◆ Required task:
The line holding "minimum height=2.9cm] (igbt)" is the last one to output; start at the first line of the data, keep every line in between exactly, and leave out pictures.
-- begin Data lines --
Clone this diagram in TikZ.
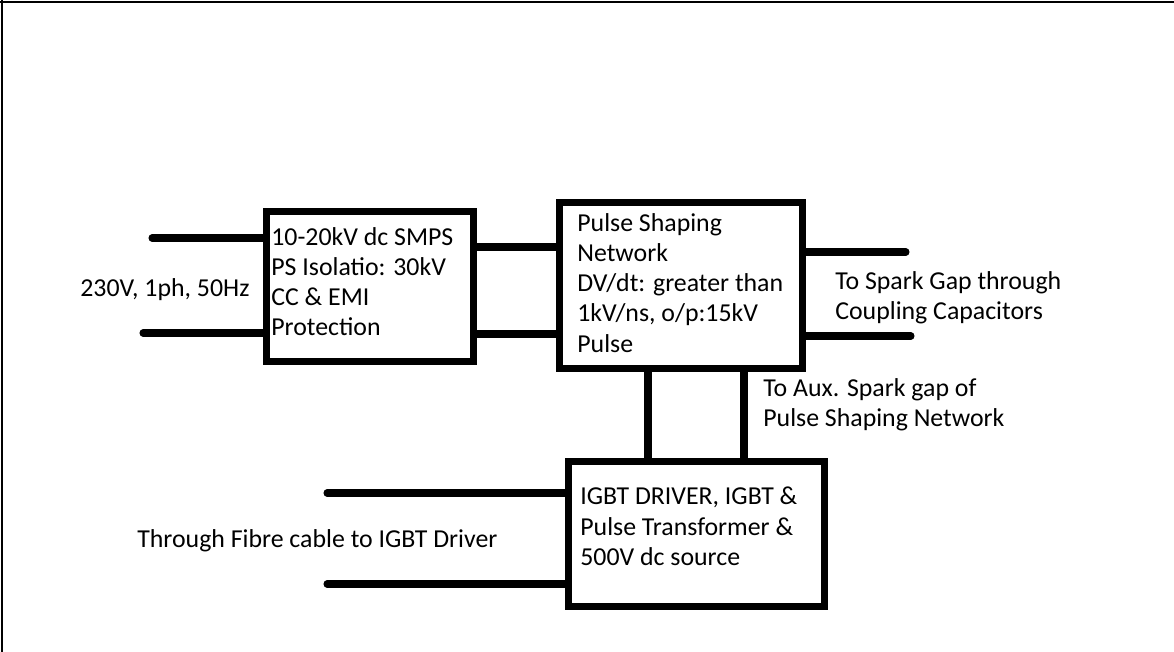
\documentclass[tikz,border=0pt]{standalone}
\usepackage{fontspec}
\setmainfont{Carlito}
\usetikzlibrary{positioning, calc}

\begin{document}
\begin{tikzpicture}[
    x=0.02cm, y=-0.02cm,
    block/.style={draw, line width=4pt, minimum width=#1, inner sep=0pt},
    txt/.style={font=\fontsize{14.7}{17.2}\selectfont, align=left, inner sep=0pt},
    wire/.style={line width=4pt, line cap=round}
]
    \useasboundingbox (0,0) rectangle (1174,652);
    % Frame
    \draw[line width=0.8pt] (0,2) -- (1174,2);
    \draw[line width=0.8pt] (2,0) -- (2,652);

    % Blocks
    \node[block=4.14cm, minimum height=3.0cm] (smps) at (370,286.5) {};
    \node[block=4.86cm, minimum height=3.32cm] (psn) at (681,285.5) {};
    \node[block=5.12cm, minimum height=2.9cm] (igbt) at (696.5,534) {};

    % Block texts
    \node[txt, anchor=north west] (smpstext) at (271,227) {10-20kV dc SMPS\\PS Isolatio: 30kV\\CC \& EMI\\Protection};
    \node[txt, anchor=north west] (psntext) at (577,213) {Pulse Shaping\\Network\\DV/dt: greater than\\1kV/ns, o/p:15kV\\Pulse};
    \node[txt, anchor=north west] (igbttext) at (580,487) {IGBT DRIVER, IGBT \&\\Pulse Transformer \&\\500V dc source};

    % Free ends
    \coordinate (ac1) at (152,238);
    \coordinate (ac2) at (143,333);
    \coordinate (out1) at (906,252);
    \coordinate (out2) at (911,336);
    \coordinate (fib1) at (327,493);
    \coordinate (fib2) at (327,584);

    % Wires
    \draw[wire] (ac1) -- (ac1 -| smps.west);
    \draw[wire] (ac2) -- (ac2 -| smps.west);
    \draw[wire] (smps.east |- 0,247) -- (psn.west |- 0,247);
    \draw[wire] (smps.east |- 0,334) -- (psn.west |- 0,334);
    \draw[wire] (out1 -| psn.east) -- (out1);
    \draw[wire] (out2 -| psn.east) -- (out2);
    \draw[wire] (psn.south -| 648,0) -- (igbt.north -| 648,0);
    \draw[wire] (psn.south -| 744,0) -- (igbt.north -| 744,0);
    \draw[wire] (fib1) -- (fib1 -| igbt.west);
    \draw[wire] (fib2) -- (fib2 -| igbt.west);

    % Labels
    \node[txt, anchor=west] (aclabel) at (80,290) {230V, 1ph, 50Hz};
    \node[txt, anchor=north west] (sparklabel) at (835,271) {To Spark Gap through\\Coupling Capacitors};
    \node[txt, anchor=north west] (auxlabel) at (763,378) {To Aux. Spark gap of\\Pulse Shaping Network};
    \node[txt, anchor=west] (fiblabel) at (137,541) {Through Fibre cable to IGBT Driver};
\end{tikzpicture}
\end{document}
-- end Data lines --
◆ Output of the task:
Clone this diagram in TikZ.
\documentclass[tikz,border=0pt]{standalone}
\usepackage{fontspec}
\setmainfont{Carlito}
\usetikzlibrary{positioning, calc}

\begin{document}
\begin{tikzpicture}[
    x=0.02cm, y=-0.02cm,
    block/.style={draw, line width=4pt, minimum width=#1, inner sep=0pt},
    txt/.style={font=\fontsize{14.7}{17.2}\selectfont, align=left, inner sep=0pt},
    wire/.style={line width=4pt, line cap=round}
]
    \useasboundingbox (0,0) rectangle (1174,652);
    % Frame
    \draw[line width=0.8pt] (0,2) -- (1174,2);
    \draw[line width=0.8pt] (2,0) -- (2,652);

    % Blocks
    \node[block=4.14cm, minimum height=3.0cm] (smps) at (370,286.5) {};
    \node[block=4.86cm, minimum height=3.32cm] (psn) at (681,285.5) {};
    \node[block=5.12cm, minimum height=2.9cm] (igbt) at (696.5,534) {};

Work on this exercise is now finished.